Music from both sides of the Alps and beyond
Hannu Vasara, violin
Jussi Seppänen, cello
Petteri Pitko, harpsichord
The mountains of the Alps separate the Italian peninsula from the German-speaking Europe, and in the Italian language, a north wind is called ’tramontano’. Tramontano or oltramontano can also be used to name people who come from behind the mountains, foreigners from the other side.
Throughout centuries, people have moved from the north to the south, to the green fields of Italy and to the sources of antique Roman culture. In Baroque times, composers and musicians travelled to Italy to learn and to be inspired, but on the other hand, many Southern musicians travelled to try their luck in the metropoles and courts of Northern Europe. The Italian violin music that developed in the 17th century spread around Europe with travelling musicians and printed music. The new violin style, born in the hands of Castello and other early masters, bloomed in the music of Arcangelo Corelli, and especially his sonata collection Opus 5 served as a model for coming generations.
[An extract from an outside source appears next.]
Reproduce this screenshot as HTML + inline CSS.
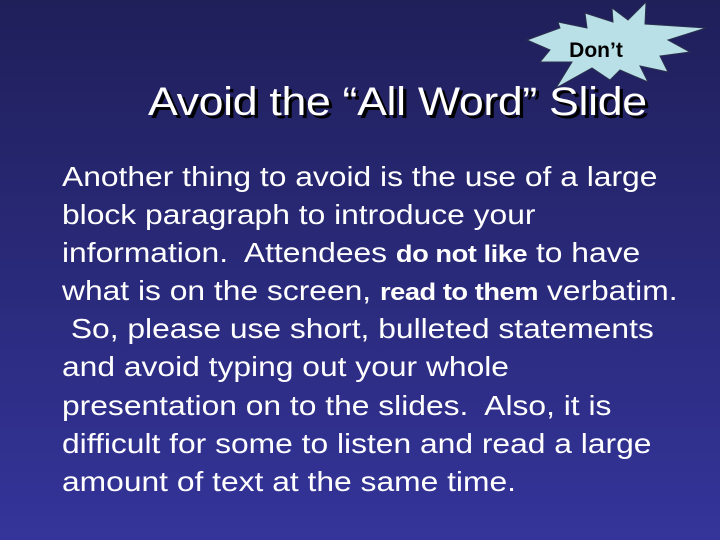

During the latter half of the 18th century, Italy was still a musical role model for many composers, especially what came to opera. The young Mozart experienced his first great successes as a composer on the Italian opera stages. Joseph Haydn again never visited Italy, but he knew the music inside out.
Pieces from our own time bring a Nordic air to the concert. Olli Virtaperko’s and Paavo Heininen’s solo compositions for cello and British Barry Guy’s duo for Baroque violin and harpsichord will be performed.